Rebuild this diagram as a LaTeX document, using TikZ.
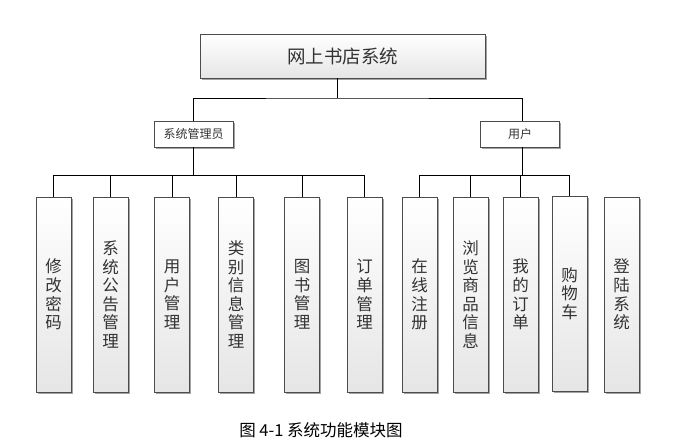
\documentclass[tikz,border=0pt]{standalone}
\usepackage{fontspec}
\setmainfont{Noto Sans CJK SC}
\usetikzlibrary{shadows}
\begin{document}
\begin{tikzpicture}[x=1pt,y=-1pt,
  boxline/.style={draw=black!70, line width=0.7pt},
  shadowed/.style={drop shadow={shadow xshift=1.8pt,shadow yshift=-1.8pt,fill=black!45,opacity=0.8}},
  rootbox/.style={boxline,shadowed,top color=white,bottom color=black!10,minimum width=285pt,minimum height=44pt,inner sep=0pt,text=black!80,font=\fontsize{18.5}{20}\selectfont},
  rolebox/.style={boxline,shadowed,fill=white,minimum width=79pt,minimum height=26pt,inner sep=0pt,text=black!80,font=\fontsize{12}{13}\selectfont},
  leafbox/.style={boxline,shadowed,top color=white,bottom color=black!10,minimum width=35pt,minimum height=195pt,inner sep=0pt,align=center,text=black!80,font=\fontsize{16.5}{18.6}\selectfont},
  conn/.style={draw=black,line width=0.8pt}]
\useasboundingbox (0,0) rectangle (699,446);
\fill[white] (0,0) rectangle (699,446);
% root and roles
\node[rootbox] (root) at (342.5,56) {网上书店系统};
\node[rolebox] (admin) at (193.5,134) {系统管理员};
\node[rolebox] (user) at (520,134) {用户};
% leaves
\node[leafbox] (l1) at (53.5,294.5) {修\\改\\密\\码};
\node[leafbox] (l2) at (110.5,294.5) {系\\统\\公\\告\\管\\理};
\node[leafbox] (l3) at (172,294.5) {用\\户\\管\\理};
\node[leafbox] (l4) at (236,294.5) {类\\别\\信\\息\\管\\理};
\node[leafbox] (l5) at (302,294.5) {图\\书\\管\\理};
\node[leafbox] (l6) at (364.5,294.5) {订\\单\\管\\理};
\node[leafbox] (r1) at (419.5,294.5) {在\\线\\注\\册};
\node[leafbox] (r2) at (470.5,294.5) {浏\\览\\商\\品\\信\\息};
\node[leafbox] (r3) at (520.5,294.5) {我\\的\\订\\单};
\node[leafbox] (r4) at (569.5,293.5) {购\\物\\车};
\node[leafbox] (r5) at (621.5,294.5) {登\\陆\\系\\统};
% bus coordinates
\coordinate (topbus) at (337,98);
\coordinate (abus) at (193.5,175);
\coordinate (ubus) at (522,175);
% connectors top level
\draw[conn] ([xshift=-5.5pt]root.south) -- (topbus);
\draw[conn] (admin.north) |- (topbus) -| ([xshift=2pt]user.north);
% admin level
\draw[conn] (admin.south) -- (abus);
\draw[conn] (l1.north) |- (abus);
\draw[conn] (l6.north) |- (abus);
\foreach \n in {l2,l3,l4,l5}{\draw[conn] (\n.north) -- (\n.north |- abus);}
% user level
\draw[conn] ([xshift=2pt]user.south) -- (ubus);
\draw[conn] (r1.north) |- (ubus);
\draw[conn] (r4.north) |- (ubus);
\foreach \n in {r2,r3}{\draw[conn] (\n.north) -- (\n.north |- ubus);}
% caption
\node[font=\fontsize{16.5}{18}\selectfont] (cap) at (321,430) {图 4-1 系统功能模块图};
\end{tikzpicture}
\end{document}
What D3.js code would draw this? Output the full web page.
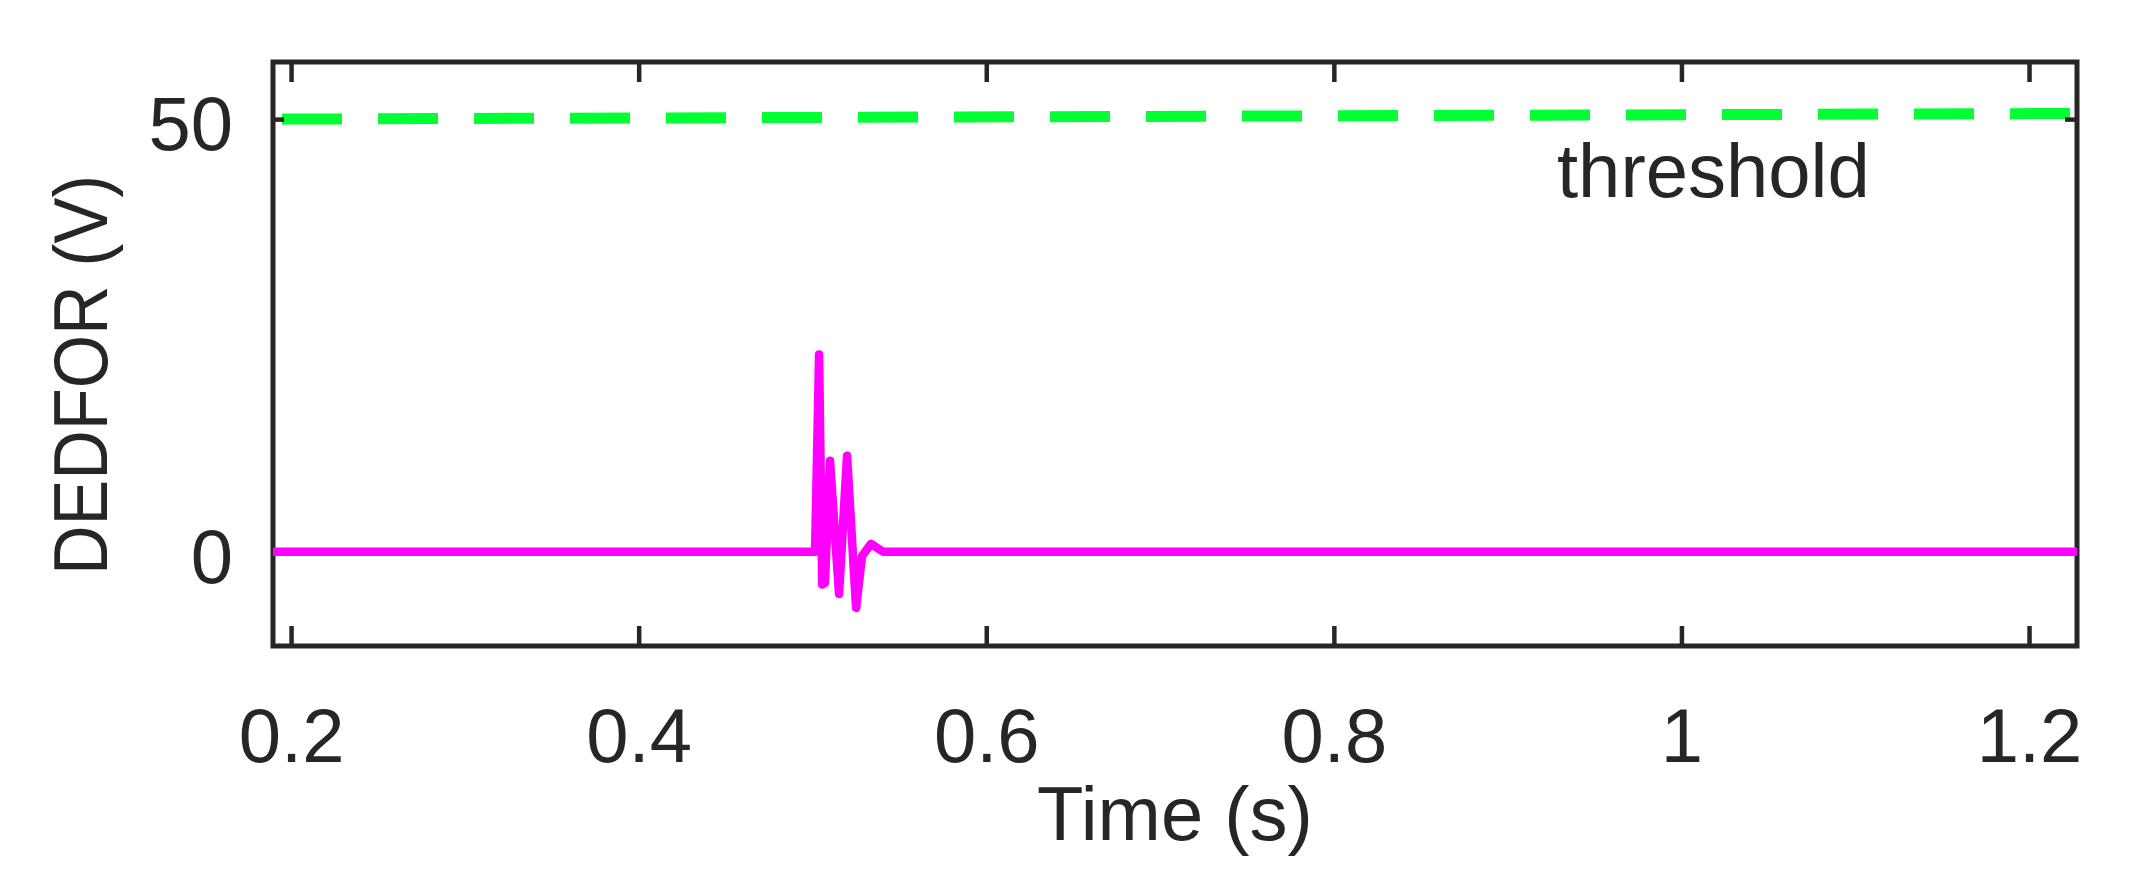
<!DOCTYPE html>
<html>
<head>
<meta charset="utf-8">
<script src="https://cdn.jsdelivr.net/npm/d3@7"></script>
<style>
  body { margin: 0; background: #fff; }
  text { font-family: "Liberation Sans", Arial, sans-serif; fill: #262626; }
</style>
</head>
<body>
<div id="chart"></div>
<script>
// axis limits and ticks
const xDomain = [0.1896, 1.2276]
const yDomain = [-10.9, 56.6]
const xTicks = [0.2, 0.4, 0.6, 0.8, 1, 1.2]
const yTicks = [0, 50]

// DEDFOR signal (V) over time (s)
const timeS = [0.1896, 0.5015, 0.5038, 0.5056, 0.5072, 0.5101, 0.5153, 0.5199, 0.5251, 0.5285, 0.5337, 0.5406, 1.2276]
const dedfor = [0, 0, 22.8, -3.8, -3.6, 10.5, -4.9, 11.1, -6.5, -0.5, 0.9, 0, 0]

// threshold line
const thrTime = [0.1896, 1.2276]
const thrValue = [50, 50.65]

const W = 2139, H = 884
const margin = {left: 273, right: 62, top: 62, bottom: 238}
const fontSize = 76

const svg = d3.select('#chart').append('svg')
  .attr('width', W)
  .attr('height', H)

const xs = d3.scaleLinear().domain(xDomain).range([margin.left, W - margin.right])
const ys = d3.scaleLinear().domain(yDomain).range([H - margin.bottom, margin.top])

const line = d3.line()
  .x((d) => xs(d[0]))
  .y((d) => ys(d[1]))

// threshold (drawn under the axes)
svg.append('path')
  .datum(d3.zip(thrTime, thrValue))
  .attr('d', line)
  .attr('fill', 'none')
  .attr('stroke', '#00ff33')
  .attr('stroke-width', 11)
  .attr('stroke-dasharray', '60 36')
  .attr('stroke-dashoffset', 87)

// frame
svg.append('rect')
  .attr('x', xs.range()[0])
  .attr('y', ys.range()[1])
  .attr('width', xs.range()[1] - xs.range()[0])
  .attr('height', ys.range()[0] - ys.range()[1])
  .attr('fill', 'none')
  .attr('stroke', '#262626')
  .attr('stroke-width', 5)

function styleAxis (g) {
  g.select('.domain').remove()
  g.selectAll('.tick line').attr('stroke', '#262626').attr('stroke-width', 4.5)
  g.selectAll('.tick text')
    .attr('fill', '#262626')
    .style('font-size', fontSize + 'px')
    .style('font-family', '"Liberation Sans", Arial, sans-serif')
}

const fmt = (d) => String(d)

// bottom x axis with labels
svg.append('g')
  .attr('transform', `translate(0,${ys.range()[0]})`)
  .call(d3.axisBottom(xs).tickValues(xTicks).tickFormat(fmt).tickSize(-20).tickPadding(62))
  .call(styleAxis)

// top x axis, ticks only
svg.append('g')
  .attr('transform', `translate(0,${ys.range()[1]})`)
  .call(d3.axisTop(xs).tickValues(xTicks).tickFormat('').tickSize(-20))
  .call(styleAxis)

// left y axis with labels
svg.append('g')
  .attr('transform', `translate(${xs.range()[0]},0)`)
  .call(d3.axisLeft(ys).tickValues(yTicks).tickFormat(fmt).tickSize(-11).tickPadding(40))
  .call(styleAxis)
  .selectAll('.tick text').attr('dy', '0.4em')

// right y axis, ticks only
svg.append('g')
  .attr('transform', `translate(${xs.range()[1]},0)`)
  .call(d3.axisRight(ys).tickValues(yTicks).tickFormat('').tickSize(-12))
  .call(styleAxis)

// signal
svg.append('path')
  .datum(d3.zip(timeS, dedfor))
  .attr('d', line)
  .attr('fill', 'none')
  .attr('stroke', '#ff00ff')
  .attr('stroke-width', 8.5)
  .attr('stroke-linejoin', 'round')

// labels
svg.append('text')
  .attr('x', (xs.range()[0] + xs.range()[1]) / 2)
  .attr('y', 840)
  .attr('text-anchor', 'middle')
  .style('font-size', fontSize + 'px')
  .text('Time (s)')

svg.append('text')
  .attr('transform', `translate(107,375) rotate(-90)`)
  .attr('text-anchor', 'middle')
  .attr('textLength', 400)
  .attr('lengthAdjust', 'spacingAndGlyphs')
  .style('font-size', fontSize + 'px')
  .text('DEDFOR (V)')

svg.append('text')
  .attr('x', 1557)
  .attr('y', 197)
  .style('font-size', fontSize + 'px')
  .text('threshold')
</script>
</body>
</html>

Given exercise:
Except for the pictures, give all the material above again verbatim.

The answer:
Rebuild this diagram as a LaTeX document, using TikZ.
\documentclass[tikz,border=0pt]{standalone}
\usepackage{fontspec}
\setmainfont{Noto Sans CJK SC}
\usetikzlibrary{shadows}
\begin{document}
\begin{tikzpicture}[x=1pt,y=-1pt,
  boxline/.style={draw=black!70, line width=0.7pt},
  shadowed/.style={drop shadow={shadow xshift=1.8pt,shadow yshift=-1.8pt,fill=black!45,opacity=0.8}},
  rootbox/.style={boxline,shadowed,top color=white,bottom color=black!10,minimum width=285pt,minimum height=44pt,inner sep=0pt,text=black!80,font=\fontsize{18.5}{20}\selectfont},
  rolebox/.style={boxline,shadowed,fill=white,minimum width=79pt,minimum height=26pt,inner sep=0pt,text=black!80,font=\fontsize{12}{13}\selectfont},
  leafbox/.style={boxline,shadowed,top color=white,bottom color=black!10,minimum width=35pt,minimum height=195pt,inner sep=0pt,align=center,text=black!80,font=\fontsize{16.5}{18.6}\selectfont},
  conn/.style={draw=black,line width=0.8pt}]
\useasboundingbox (0,0) rectangle (699,446);
\fill[white] (0,0) rectangle (699,446);
% root and roles
\node[rootbox] (root) at (342.5,56) {网上书店系统};
\node[rolebox] (admin) at (193.5,134) {系统管理员};
\node[rolebox] (user) at (520,134) {用户};
% leaves
\node[leafbox] (l1) at (53.5,294.5) {修\\改\\密\\码};
\node[leafbox] (l2) at (110.5,294.5) {系\\统\\公\\告\\管\\理};
\node[leafbox] (l3) at (172,294.5) {用\\户\\管\\理};
\node[leafbox] (l4) at (236,294.5) {类\\别\\信\\息\\管\\理};
\node[leafbox] (l5) at (302,294.5) {图\\书\\管\\理};
\node[leafbox] (l6) at (364.5,294.5) {订\\单\\管\\理};
\node[leafbox] (r1) at (419.5,294.5) {在\\线\\注\\册};
\node[leafbox] (r2) at (470.5,294.5) {浏\\览\\商\\品\\信\\息};
\node[leafbox] (r3) at (520.5,294.5) {我\\的\\订\\单};
\node[leafbox] (r4) at (569.5,293.5) {购\\物\\车};
\node[leafbox] (r5) at (621.5,294.5) {登\\陆\\系\\统};
% bus coordinates
\coordinate (topbus) at (337,98);
\coordinate (abus) at (193.5,175);
\coordinate (ubus) at (522,175);
% connectors top level
\draw[conn] ([xshift=-5.5pt]root.south) -- (topbus);
\draw[conn] (admin.north) |- (topbus) -| ([xshift=2pt]user.north);
% admin level
\draw[conn] (admin.south) -- (abus);
\draw[conn] (l1.north) |- (abus);
\draw[conn] (l6.north) |- (abus);
\foreach \n in {l2,l3,l4,l5}{\draw[conn] (\n.north) -- (\n.north |- abus);}
% user level
\draw[conn] ([xshift=2pt]user.south) -- (ubus);
\draw[conn] (r1.north) |- (ubus);
\draw[conn] (r4.north) |- (ubus);
\foreach \n in {r2,r3}{\draw[conn] (\n.north) -- (\n.north |- ubus);}
% caption
\node[font=\fontsize{16.5}{18}\selectfont] (cap) at (321,430) {图 4-1 系统功能模块图};
\end{tikzpicture}
\end{document}
What D3.js code would draw this? Output the full web page.
<!DOCTYPE html>
<html>
<head>
<meta charset="utf-8">
<script src="https://cdn.jsdelivr.net/npm/d3@7"></script>
<style>
  body { margin: 0; background: #fff; }
  text { font-family: "Liberation Sans", Arial, sans-serif; fill: #262626; }
</style>
</head>
<body>
<div id="chart"></div>
<script>
// axis limits and ticks
const xDomain = [0.1896, 1.2276]
const yDomain = [-10.9, 56.6]
const xTicks = [0.2, 0.4, 0.6, 0.8, 1, 1.2]
const yTicks = [0, 50]

// DEDFOR signal (V) over time (s)
const timeS = [0.1896, 0.5015, 0.5038, 0.5056, 0.5072, 0.5101, 0.5153, 0.5199, 0.5251, 0.5285, 0.5337, 0.5406, 1.2276]
const dedfor = [0, 0, 22.8, -3.8, -3.6, 10.5, -4.9, 11.1, -6.5, -0.5, 0.9, 0, 0]

// threshold line
const thrTime = [0.1896, 1.2276]
const thrValue = [50, 50.65]

const W = 2139, H = 884
const margin = {left: 273, right: 62, top: 62, bottom: 238}
const fontSize = 76

const svg = d3.select('#chart').append('svg')
  .attr('width', W)
  .attr('height', H)

const xs = d3.scaleLinear().domain(xDomain).range([margin.left, W - margin.right])
const ys = d3.scaleLinear().domain(yDomain).range([H - margin.bottom, margin.top])

const line = d3.line()
  .x((d) => xs(d[0]))
  .y((d) => ys(d[1]))

// threshold (drawn under the axes)
svg.append('path')
  .datum(d3.zip(thrTime, thrValue))
  .attr('d', line)
  .attr('fill', 'none')
  .attr('stroke', '#00ff33')
  .attr('stroke-width', 11)
  .attr('stroke-dasharray', '60 36')
  .attr('stroke-dashoffset', 87)

// frame
svg.append('rect')
  .attr('x', xs.range()[0])
  .attr('y', ys.range()[1])
  .attr('width', xs.range()[1] - xs.range()[0])
  .attr('height', ys.range()[0] - ys.range()[1])
  .attr('fill', 'none')
  .attr('stroke', '#262626')
  .attr('stroke-width', 5)

function styleAxis (g) {
  g.select('.domain').remove()
  g.selectAll('.tick line').attr('stroke', '#262626').attr('stroke-width', 4.5)
  g.selectAll('.tick text')
    .attr('fill', '#262626')
    .style('font-size', fontSize + 'px')
    .style('font-family', '"Liberation Sans", Arial, sans-serif')
}

const fmt = (d) => String(d)

// bottom x axis with labels
svg.append('g')
  .attr('transform', `translate(0,${ys.range()[0]})`)
  .call(d3.axisBottom(xs).tickValues(xTicks).tickFormat(fmt).tickSize(-20).tickPadding(62))
  .call(styleAxis)

// top x axis, ticks only
svg.append('g')
  .attr('transform', `translate(0,${ys.range()[1]})`)
  .call(d3.axisTop(xs).tickValues(xTicks).tickFormat('').tickSize(-20))
  .call(styleAxis)

// left y axis with labels
svg.append('g')
  .attr('transform', `translate(${xs.range()[0]},0)`)
  .call(d3.axisLeft(ys).tickValues(yTicks).tickFormat(fmt).tickSize(-11).tickPadding(40))
  .call(styleAxis)
  .selectAll('.tick text').attr('dy', '0.4em')

// right y axis, ticks only
svg.append('g')
  .attr('transform', `translate(${xs.range()[1]},0)`)
  .call(d3.axisRight(ys).tickValues(yTicks).tickFormat('').tickSize(-12))
  .call(styleAxis)

// signal
svg.append('path')
  .datum(d3.zip(timeS, dedfor))
  .attr('d', line)
  .attr('fill', 'none')
  .attr('stroke', '#ff00ff')
  .attr('stroke-width', 8.5)
  .attr('stroke-linejoin', 'round')

// labels
svg.append('text')
  .attr('x', (xs.range()[0] + xs.range()[1]) / 2)
  .attr('y', 840)
  .attr('text-anchor', 'middle')
  .style('font-size', fontSize + 'px')
  .text('Time (s)')

svg.append('text')
  .attr('transform', `translate(107,375) rotate(-90)`)
  .attr('text-anchor', 'middle')
  .attr('textLength', 400)
  .attr('lengthAdjust', 'spacingAndGlyphs')
  .style('font-size', fontSize + 'px')
  .text('DEDFOR (V)')

svg.append('text')
  .attr('x', 1557)
  .attr('y', 197)
  .style('font-size', fontSize + 'px')
  .text('threshold')
</script>
</body>
</html>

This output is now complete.